## PROBLEM
Copy out the listing exactly.

## RAW DATA
* BEGIN *

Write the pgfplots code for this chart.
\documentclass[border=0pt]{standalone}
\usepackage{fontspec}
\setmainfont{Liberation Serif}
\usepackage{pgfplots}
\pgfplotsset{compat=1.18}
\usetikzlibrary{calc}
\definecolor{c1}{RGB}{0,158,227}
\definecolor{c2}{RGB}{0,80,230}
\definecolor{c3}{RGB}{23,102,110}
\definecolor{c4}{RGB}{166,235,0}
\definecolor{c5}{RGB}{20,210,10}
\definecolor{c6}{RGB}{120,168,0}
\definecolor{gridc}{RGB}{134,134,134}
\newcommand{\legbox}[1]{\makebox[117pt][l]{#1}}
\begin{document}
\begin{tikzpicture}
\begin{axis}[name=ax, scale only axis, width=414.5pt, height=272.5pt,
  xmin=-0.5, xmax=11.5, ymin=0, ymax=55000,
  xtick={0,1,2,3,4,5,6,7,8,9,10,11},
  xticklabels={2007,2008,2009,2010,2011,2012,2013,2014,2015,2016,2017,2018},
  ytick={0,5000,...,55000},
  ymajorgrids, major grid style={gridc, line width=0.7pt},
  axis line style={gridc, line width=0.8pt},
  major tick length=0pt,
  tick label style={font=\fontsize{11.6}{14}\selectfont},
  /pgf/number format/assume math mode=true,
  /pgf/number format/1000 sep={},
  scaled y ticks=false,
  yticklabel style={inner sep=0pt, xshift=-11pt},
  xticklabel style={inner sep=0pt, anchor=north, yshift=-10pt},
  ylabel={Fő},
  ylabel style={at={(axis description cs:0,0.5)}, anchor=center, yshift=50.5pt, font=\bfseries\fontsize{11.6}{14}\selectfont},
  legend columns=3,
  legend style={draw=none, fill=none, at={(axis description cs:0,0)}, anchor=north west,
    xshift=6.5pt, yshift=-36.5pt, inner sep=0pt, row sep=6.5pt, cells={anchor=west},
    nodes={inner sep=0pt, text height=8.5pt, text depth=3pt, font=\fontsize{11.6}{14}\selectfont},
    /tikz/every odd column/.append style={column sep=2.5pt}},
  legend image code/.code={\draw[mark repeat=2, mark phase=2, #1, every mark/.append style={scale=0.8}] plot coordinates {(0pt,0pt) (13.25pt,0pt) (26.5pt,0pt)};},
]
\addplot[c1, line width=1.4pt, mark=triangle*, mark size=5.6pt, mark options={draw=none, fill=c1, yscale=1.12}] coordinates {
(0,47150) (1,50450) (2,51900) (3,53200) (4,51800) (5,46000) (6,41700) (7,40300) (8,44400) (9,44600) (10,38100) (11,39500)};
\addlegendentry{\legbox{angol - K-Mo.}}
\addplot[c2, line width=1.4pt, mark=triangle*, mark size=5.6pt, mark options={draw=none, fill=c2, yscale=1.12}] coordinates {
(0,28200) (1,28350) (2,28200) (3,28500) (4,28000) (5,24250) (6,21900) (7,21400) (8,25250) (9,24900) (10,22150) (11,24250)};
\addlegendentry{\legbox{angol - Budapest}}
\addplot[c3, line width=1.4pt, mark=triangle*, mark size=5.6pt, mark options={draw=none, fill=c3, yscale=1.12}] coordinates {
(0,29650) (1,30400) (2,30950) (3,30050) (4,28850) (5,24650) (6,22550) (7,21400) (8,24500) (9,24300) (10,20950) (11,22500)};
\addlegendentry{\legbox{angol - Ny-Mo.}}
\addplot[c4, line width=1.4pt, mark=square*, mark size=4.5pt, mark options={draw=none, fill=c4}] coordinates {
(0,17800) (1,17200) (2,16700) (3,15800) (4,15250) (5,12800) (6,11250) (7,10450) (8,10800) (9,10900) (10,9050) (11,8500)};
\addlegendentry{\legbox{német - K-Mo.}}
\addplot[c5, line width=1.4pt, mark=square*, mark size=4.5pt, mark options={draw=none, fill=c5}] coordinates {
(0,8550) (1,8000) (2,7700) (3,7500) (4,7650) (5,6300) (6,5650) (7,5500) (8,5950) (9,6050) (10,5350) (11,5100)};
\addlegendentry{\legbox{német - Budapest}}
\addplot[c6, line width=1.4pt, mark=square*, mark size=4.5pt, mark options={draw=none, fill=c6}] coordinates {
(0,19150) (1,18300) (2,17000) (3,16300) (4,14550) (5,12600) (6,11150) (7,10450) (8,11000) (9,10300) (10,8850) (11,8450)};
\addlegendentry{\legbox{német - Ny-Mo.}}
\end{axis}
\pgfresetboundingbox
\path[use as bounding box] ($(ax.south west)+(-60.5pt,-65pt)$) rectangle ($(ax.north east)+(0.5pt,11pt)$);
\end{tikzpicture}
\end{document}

* END *

## REPLY TO THE TASK
Write the pgfplots code for this chart.
\documentclass[border=0pt]{standalone}
\usepackage{fontspec}
\setmainfont{Liberation Serif}
\usepackage{pgfplots}
\pgfplotsset{compat=1.18}
\usetikzlibrary{calc}
\definecolor{c1}{RGB}{0,158,227}
\definecolor{c2}{RGB}{0,80,230}
\definecolor{c3}{RGB}{23,102,110}
\definecolor{c4}{RGB}{166,235,0}
\definecolor{c5}{RGB}{20,210,10}
\definecolor{c6}{RGB}{120,168,0}
\definecolor{gridc}{RGB}{134,134,134}
\newcommand{\legbox}[1]{\makebox[117pt][l]{#1}}
\begin{document}
\begin{tikzpicture}
\begin{axis}[name=ax, scale only axis, width=414.5pt, height=272.5pt,
  xmin=-0.5, xmax=11.5, ymin=0, ymax=55000,
  xtick={0,1,2,3,4,5,6,7,8,9,10,11},
  xticklabels={2007,2008,2009,2010,2011,2012,2013,2014,2015,2016,2017,2018},
  ytick={0,5000,...,55000},
  ymajorgrids, major grid style={gridc, line width=0.7pt},
  axis line style={gridc, line width=0.8pt},
  major tick length=0pt,
  tick label style={font=\fontsize{11.6}{14}\selectfont},
  /pgf/number format/assume math mode=true,
  /pgf/number format/1000 sep={},
  scaled y ticks=false,
  yticklabel style={inner sep=0pt, xshift=-11pt},
  xticklabel style={inner sep=0pt, anchor=north, yshift=-10pt},
  ylabel={Fő},
  ylabel style={at={(axis description cs:0,0.5)}, anchor=center, yshift=50.5pt, font=\bfseries\fontsize{11.6}{14}\selectfont},
  legend columns=3,
  legend style={draw=none, fill=none, at={(axis description cs:0,0)}, anchor=north west,
    xshift=6.5pt, yshift=-36.5pt, inner sep=0pt, row sep=6.5pt, cells={anchor=west},
    nodes={inner sep=0pt, text height=8.5pt, text depth=3pt, font=\fontsize{11.6}{14}\selectfont},
    /tikz/every odd column/.append style={column sep=2.5pt}},
  legend image code/.code={\draw[mark repeat=2, mark phase=2, #1, every mark/.append style={scale=0.8}] plot coordinates {(0pt,0pt) (13.25pt,0pt) (26.5pt,0pt)};},
]
\addplot[c1, line width=1.4pt, mark=triangle*, mark size=5.6pt, mark options={draw=none, fill=c1, yscale=1.12}] coordinates {
(0,47150) (1,50450) (2,51900) (3,53200) (4,51800) (5,46000) (6,41700) (7,40300) (8,44400) (9,44600) (10,38100) (11,39500)};
\addlegendentry{\legbox{angol - K-Mo.}}
\addplot[c2, line width=1.4pt, mark=triangle*, mark size=5.6pt, mark options={draw=none, fill=c2, yscale=1.12}] coordinates {
(0,28200) (1,28350) (2,28200) (3,28500) (4,28000) (5,24250) (6,21900) (7,21400) (8,25250) (9,24900) (10,22150) (11,24250)};
\addlegendentry{\legbox{angol - Budapest}}
\addplot[c3, line width=1.4pt, mark=triangle*, mark size=5.6pt, mark options={draw=none, fill=c3, yscale=1.12}] coordinates {
(0,29650) (1,30400) (2,30950) (3,30050) (4,28850) (5,24650) (6,22550) (7,21400) (8,24500) (9,24300) (10,20950) (11,22500)};
\addlegendentry{\legbox{angol - Ny-Mo.}}
\addplot[c4, line width=1.4pt, mark=square*, mark size=4.5pt, mark options={draw=none, fill=c4}] coordinates {
(0,17800) (1,17200) (2,16700) (3,15800) (4,15250) (5,12800) (6,11250) (7,10450) (8,10800) (9,10900) (10,9050) (11,8500)};
\addlegendentry{\legbox{német - K-Mo.}}
\addplot[c5, line width=1.4pt, mark=square*, mark size=4.5pt, mark options={draw=none, fill=c5}] coordinates {
(0,8550) (1,8000) (2,7700) (3,7500) (4,7650) (5,6300) (6,5650) (7,5500) (8,5950) (9,6050) (10,5350) (11,5100)};
\addlegendentry{\legbox{német - Budapest}}
\addplot[c6, line width=1.4pt, mark=square*, mark size=4.5pt, mark options={draw=none, fill=c6}] coordinates {
(0,19150) (1,18300) (2,17000) (3,16300) (4,14550) (5,12600) (6,11150) (7,10450) (8,11000) (9,10300) (10,8850) (11,8450)};
\addlegendentry{\legbox{német - Ny-Mo.}}
\end{axis}
\pgfresetboundingbox
\path[use as bounding box] ($(ax.south west)+(-60.5pt,-65pt)$) rectangle ($(ax.north east)+(0.5pt,11pt)$);
\end{tikzpicture}
\end{document}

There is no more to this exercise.